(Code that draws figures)
********************

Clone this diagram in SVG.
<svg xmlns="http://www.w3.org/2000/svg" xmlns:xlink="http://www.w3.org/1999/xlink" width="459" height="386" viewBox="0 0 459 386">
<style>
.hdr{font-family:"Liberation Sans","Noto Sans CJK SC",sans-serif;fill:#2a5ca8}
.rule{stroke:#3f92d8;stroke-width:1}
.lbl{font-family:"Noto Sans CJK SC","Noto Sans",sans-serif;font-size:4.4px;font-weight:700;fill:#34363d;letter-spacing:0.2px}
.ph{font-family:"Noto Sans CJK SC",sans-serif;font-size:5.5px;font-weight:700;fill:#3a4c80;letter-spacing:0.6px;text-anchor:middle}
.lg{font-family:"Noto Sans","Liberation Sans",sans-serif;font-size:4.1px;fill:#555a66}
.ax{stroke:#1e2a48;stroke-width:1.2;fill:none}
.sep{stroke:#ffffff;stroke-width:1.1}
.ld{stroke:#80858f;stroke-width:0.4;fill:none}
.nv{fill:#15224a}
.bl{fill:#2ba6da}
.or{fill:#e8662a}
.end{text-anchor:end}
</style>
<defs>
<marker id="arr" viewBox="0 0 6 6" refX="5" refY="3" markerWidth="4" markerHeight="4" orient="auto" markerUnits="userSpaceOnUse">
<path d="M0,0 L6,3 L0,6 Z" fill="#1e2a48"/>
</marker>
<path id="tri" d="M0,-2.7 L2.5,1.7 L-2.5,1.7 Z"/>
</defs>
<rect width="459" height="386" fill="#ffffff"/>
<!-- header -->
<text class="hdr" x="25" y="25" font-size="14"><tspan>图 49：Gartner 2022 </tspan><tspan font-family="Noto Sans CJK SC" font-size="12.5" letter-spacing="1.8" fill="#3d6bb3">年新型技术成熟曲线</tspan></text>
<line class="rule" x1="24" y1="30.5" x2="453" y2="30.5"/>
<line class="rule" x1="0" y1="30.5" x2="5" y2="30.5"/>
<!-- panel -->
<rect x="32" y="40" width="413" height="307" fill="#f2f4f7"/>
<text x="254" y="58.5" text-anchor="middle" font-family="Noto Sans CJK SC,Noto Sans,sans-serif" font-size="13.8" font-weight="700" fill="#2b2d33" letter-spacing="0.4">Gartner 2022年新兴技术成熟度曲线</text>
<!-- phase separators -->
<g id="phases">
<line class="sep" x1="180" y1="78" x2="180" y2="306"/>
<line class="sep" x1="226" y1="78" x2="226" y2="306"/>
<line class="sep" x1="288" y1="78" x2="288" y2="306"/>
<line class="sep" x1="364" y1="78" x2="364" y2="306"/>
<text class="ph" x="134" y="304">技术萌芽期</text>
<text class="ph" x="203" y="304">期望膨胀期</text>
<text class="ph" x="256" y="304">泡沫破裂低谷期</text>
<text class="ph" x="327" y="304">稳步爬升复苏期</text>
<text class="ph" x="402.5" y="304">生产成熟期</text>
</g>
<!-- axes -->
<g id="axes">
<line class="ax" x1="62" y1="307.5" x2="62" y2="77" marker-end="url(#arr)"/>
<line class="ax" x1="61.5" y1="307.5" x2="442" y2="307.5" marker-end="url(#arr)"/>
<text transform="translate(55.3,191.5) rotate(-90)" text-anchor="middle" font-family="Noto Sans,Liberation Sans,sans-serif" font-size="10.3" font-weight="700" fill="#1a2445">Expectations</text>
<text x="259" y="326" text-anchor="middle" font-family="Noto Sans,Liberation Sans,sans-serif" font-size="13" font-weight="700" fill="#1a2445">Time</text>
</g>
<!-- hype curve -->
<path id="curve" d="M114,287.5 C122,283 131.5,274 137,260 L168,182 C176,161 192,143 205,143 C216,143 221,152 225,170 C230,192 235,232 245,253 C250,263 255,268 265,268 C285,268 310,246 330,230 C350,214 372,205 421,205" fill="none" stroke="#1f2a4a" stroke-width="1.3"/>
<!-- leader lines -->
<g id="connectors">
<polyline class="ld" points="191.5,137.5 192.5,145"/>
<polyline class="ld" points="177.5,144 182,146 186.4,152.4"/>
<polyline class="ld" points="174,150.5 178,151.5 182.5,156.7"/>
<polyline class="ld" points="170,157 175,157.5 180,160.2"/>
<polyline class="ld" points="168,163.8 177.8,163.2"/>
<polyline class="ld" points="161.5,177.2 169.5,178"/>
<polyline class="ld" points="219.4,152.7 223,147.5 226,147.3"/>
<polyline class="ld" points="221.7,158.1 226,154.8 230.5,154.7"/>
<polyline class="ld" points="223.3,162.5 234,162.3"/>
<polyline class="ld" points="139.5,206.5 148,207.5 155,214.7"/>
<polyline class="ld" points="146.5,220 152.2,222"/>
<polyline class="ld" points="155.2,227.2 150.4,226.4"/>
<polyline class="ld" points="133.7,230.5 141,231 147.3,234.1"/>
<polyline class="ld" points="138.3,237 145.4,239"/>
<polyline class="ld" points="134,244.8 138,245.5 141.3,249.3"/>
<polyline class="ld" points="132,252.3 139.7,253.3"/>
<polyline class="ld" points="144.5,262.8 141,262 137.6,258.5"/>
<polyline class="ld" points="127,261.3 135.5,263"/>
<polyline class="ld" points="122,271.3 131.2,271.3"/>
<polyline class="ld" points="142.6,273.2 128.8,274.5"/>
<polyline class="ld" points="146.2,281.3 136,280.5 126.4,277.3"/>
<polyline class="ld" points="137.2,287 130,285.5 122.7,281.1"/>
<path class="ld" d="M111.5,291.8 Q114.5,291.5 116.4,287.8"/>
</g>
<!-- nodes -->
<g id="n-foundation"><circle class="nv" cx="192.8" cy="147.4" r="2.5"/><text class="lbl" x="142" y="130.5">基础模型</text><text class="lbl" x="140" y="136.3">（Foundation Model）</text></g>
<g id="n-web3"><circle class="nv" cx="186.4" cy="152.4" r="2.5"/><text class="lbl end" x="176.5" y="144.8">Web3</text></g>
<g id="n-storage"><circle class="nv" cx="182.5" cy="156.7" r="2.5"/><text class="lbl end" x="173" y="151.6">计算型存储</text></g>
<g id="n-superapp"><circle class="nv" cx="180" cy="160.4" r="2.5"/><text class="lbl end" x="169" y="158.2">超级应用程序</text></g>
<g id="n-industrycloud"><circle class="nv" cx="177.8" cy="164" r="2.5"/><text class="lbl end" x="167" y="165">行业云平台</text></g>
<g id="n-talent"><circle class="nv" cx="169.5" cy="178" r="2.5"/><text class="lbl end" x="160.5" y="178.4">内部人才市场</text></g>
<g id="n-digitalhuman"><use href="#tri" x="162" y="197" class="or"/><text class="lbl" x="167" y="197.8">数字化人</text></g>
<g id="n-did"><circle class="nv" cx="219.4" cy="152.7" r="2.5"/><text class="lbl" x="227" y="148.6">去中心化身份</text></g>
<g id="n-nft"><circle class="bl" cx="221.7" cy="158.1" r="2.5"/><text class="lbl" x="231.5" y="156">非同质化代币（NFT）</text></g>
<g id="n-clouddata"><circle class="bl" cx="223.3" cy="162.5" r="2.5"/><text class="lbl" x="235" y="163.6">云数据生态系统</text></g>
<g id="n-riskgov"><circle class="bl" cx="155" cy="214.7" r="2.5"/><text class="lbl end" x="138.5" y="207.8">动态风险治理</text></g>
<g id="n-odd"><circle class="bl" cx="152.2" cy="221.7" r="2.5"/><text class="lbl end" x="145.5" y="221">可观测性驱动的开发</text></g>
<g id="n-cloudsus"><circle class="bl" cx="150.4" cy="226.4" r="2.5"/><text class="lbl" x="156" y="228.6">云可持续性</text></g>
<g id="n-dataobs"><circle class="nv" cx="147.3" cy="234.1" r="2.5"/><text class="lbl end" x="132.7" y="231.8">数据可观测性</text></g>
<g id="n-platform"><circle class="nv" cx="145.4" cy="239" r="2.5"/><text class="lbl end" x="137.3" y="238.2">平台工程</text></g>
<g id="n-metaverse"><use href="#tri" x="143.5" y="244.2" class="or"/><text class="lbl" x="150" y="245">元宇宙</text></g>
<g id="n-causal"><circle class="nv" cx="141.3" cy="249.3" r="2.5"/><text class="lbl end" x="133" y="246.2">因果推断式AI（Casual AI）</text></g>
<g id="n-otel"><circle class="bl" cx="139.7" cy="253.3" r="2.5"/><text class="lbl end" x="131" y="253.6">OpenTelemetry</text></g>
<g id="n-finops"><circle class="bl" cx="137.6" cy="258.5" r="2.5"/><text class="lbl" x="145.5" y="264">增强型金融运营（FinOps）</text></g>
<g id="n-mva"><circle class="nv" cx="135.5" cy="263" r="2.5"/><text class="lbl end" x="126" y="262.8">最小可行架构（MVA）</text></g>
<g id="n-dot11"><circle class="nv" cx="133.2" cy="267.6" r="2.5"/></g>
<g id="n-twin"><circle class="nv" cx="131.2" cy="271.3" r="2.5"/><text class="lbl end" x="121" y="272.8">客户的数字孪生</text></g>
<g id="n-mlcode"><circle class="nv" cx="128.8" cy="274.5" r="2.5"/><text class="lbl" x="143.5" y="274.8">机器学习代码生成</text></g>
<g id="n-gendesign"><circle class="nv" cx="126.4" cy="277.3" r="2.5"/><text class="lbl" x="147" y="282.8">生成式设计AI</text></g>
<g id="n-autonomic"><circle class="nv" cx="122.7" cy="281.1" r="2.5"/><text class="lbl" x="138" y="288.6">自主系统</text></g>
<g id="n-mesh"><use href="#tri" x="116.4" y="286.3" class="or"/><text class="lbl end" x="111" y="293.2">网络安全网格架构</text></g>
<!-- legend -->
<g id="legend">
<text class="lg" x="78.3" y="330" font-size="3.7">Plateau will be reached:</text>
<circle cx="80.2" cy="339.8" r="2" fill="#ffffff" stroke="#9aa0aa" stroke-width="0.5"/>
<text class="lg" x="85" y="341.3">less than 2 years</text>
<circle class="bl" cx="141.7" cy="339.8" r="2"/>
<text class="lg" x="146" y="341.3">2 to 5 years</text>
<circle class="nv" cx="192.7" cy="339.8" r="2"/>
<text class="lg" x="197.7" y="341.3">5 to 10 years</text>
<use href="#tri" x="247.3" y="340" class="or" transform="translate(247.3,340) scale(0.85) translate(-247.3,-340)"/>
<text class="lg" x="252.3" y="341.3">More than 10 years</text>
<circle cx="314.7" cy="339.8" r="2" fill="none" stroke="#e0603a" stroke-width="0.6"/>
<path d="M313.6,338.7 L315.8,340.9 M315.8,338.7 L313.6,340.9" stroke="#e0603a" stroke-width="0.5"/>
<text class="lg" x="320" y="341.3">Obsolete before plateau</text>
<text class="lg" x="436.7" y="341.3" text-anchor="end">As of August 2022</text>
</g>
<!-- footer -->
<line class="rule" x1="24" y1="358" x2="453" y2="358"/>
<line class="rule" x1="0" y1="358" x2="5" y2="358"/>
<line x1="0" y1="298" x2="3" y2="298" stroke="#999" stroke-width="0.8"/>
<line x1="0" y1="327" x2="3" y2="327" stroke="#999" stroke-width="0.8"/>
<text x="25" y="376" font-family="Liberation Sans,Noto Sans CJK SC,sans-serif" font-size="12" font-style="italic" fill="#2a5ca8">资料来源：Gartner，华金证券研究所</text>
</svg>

********************

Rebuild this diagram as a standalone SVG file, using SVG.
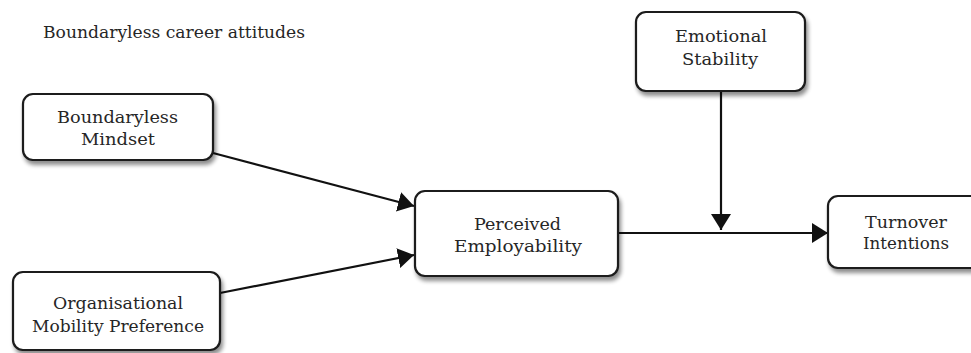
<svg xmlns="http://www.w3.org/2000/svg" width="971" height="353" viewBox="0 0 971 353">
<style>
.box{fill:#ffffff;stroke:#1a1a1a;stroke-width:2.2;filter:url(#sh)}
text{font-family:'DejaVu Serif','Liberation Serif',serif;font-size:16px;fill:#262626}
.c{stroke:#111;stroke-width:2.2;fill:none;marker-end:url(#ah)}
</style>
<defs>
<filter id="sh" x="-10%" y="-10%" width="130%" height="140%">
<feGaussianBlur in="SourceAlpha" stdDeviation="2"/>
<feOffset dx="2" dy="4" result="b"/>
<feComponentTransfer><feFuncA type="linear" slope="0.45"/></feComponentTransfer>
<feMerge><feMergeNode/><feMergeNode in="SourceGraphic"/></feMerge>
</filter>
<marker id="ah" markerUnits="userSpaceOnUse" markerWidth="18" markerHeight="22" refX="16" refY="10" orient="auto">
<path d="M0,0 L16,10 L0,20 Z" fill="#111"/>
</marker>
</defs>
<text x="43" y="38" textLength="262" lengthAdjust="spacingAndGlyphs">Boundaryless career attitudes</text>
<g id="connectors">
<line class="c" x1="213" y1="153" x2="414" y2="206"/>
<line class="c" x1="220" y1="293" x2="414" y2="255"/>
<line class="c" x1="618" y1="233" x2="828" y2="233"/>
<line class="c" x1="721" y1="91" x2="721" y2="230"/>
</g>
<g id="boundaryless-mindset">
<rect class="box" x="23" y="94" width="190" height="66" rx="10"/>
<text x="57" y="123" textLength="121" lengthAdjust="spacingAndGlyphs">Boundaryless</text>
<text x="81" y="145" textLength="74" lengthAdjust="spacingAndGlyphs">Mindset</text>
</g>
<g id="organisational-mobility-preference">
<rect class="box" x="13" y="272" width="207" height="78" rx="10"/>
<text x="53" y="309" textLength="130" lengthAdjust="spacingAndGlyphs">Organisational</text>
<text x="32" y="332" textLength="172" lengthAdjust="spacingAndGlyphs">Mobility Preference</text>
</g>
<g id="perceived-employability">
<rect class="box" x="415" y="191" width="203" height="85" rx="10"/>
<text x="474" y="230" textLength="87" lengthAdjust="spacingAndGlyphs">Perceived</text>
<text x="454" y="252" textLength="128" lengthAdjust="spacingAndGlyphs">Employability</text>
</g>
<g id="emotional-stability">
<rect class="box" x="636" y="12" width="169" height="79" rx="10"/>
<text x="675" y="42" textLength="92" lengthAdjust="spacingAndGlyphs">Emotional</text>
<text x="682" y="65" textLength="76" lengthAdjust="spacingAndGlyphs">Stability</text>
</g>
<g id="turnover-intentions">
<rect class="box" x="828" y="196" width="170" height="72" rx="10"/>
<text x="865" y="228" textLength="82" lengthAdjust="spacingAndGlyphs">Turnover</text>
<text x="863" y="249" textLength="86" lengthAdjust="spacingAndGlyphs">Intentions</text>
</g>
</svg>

********************

--- Stated exercise ---
Pick out the lines that have the word "diagram". Copy them all.

--- Answer to the exercise ---
Clone this diagram in SVG.
Rebuild this diagram as a standalone SVG file, using SVG.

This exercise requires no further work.